Therapists shared with one another the numerous successes they witnessed during their client sessions. As a result of these cumulative client experiences, counselors at RCS knew that they had something special, and they wanted to document these life-altering pathways to study whether the gospel could be integrated into the lives of even more clients. After many years of collaboration, RCS has developed the Gospel-Integrated Framework for Therapy (GIFT).
Not only was documenting these countless stories an arduous task, but analyzing them at a deep level proved just as difficult. Fortunately, through funding from the John Templeton Foundation, Elena Kim and Dr. Judy Cha were able to conduct a research project at RCS to analyze the GIFT.

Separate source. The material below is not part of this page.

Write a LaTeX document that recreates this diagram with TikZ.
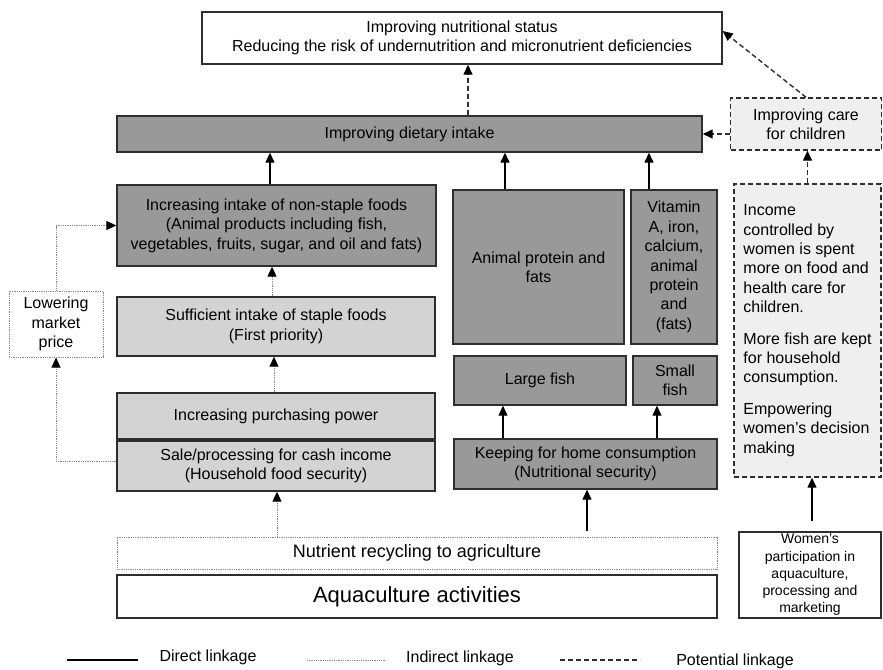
\documentclass[tikz,border=0pt]{standalone}
\usepackage{fontspec}
\setmainfont{Liberation Sans}
\usetikzlibrary{arrows.meta}
\definecolor{dk}{HTML}{999999}
\definecolor{lt}{HTML}{D3D3D3}
\definecolor{vl}{HTML}{EFEFEF}
\definecolor{edge}{HTML}{2E2E2E}
\definecolor{dotc}{HTML}{8A8A8A}
\begin{document}
\begin{tikzpicture}[x=1pt,y=-1pt,
  box/.style={draw=edge, line width=1.4pt, inner sep=2pt, align=center, font=\fontsize{16}{19.4}\selectfont},
  darkbox/.style={box, fill=dk},
  lightbox/.style={box, fill=lt},
  whitebox/.style={box, fill=white},
  dotbox/.style={box, fill=white, draw=dotc, line width=1pt, dash pattern=on 1pt off 0.8pt},
  potbox/.style={box, fill=vl, dash pattern=on 5pt off 3pt},
  tip/.style={-{Triangle[length=10pt,width=9pt,color=black]}},
  arr/.style={draw=black, line width=1.3pt, tip},
  ind/.style={draw=dotc, line width=1pt, dash pattern=on 1pt off 0.8pt, tip},
  pot/.style={draw=edge, line width=1.4pt, dash pattern=on 5pt off 3pt, tip},
  legend/.style={font=\fontsize{16}{18}\selectfont, inner sep=0pt}
]
\useasboundingbox (0,0) rectangle (883,669);

% nodes
\node[whitebox, minimum width=520, minimum height=52] (top) at (462,38)
  {Improving nutritional status\\Reducing the risk of undernutrition and micronutrient deficiencies};
\node[darkbox, minimum width=585, minimum height=36] (diet) at (409.5,134) {Improving dietary intake};
\node[darkbox, minimum width=319, minimum height=81] (nonstaple) at (276.5,225.5)
  {Increasing intake of non-staple foods\\(Animal products including fish,\\vegetables, fruits, sugar, and oil and fats)};
\node[dotbox, minimum width=94, minimum height=66] (lower) at (56,324) {Lowering\\market\\price};
\node[lightbox, minimum width=318, minimum height=59] (staple) at (276,326.5)
  {Sufficient intake of staple foods\\(First priority)};
\node[lightbox, minimum width=318, minimum height=46] (purch) at (276,416) {Increasing purchasing power};
\node[lightbox, minimum width=318, minimum height=50] (sale) at (276,466)
  {Sale/processing for cash income\\(Household food security)};
\node[dotbox, minimum width=600, minimum height=32, font=\fontsize{18}{20}\selectfont] (nutr) at (417,553)
  {Nutrient recycling to agriculture};
\node[whitebox, minimum width=600, minimum height=43, font=\fontsize{22}{25}\selectfont] (aqua) at (417,596.5)
  {Aquaculture activities};
\node[darkbox, minimum width=171, minimum height=154] (animal) at (538.5,267) {Animal protein and\\fats};
\node[darkbox, minimum width=86, minimum height=154] (vitamin) at (674,267)
  {Vitamin\\A, iron,\\calcium,\\animal\\protein\\and\\(fats)};
\node[darkbox, minimum width=172, minimum height=49] (large) at (540,380.5) {Large fish};
\node[darkbox, minimum width=84, minimum height=49] (small) at (675,380.5) {Small\\fish};
\node[darkbox, minimum width=263, minimum height=50] (keep) at (585.5,464)
  {Keeping for home consumption\\(Nutritional security)};
\node[potbox, minimum width=151, minimum height=52] (care) at (806,124) {Improving care\\for children};
\node[potbox, minimum width=147, minimum height=293, align=left] (income) at (807.5,330.5)
  {Income\\controlled by\\women is spent\\more on food and\\health care for\\children.\\[12pt]More fish are kept\\for household\\consumption.\\[12pt]Empowering\\women's decision\\making};
\node[whitebox, minimum width=142, minimum height=86, font=\fontsize{14}{17.3}\selectfont] (women) at (810,575)
  {Women's\\participation in\\aquaculture,\\processing and\\marketing};

% column coordinates
\coordinate (xa) at (270,0);
\coordinate (xb) at (272,0);
\coordinate (xc) at (274,0);
\coordinate (xd) at (277,0);
\coordinate (xe) at (505,0);
\coordinate (xf) at (649,0);
\coordinate (xg) at (503,0);
\coordinate (xh) at (657,0);
\coordinate (xi) at (587,0);
\coordinate (xj) at (468,0);
\coordinate (xm) at (812,0);

% direct linkages
\draw[arr] (xa |- nonstaple.north) -- (xa |- diet.south);
\draw[arr] (xe |- animal.north) -- (xe |- diet.south);
\draw[arr] (xf |- vitamin.north) -- (xf |- diet.south);
\draw[arr] (xg |- keep.north) -- (xg |- large.south);
\draw[arr] (xh |- keep.north) -- (xh |- small.south);
\draw[arr, shorten <=6pt] (xi |- nutr.north) -- (xi |- keep.south);
\draw[arr, shorten <=10pt] (xm |- women.north) -- (xm |- income.south);

% indirect linkages
\draw[ind] (xb |- staple.north) -- (xb |- nonstaple.south);
\draw[ind] (xc |- purch.north) -- (xc |- staple.south);
\draw[ind] (xd |- nutr.north) -- (xd |- sale.south);
\draw[ind] ([yshift=5pt]sale.west) -| (lower.south);
\draw[ind] (lower.north) |- (nonstaple.west);

% potential linkages
\draw[pot] (xj |- diet.north) -- (xj |- top.south);
\draw[pot] (care.north) -- ([yshift=7pt]top.east);
\draw[pot] (care.west |- diet.east) -- (diet.east);
\draw[pot] (income.north) -- (income.north |- care.south);

% legend
\coordinate (l1a) at (67,660); \coordinate (l1b) at (138,660);
\coordinate (l2a) at (307,660); \coordinate (l2b) at (386,660);
\coordinate (l3a) at (560,660); \coordinate (l3b) at (640,660);
\draw[black, line width=1.3pt] (l1a) -- (l1b);
\draw[dotc, line width=1pt, dash pattern=on 1pt off 0.8pt] (l2a) -- (l2b);
\draw[edge, line width=1.4pt, dash pattern=on 5pt off 3pt] (l3a) -- (l3b);
\node[legend] (lg1) at (208,657) {Direct linkage};
\node[legend] (lg2) at (460,658) {Indirect linkage};
\node[legend] (lg3) at (735,661) {Potential linkage};
\end{tikzpicture}
\end{document}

The study was a large undertaking. It involved video recording over 400 client sessions, viewing over 150 video tapes, identifying key moments where the gospel became real to the client, transcribing these moments word-by-word, and then analyzing the precise process that clients underwent. However, the results were worth the time and effort.
The first step revealed an outcome that the researchers had expected, but the second step included an additional, surprising process. As anticipated, the first pivotal moment occurred when clients perceived and received God’s compassion. While exploring their inner pain, each client was able to reach a place of despair and helplessness. It was in this season of despair that they came to know their need for God’s love, grace, and acceptance. With the guidance of counselor prayer, scripture and other counseling tools, clients then received God’s overwhelming compassion, which was evident by their strong emotional breakthrough.
The second step that emerged from the results was surprising yet necessary: confronting God. After receiving God’s compassion, each client engaged in a direct dialogue with God. Some were angry, others were sad and hurt, but each of these confrontations allowed God to speak into their despair, which the researchers realized was just as important as receiving God’s compassion. This brought healing by usurping internal lies clients had been struggling with, overshadowing feelings of neglect with grace and understanding, and covering clients with forgiveness and love after feeling shameful for a wrongdoing.
Receiving truth in love (Ephesians 4:15) is what changed the lives of these clients, and researchers at RCS are hoping to analyze whether clients that underwent the GIFT are experiencing happier and fuller lives in a follow-up study. This next phase would require additional recordings and detailed analyses of hundreds of sessions, but they hope to begin this two-year process after additional funding is confirmed. They are excited about this work and trust that God will provide for them to bring this work to completion.
The counselors at RCS know that the gospel changes everything. Documenting this through scientific methodology, however, is uncharted territory. Yet researchers and counselors at RCS are eager to embark on this journey. Scientifically validating the GIFT could open the doors to many more Christians around the country and the world who also desire to receive truth in love through gospel-centered counseling.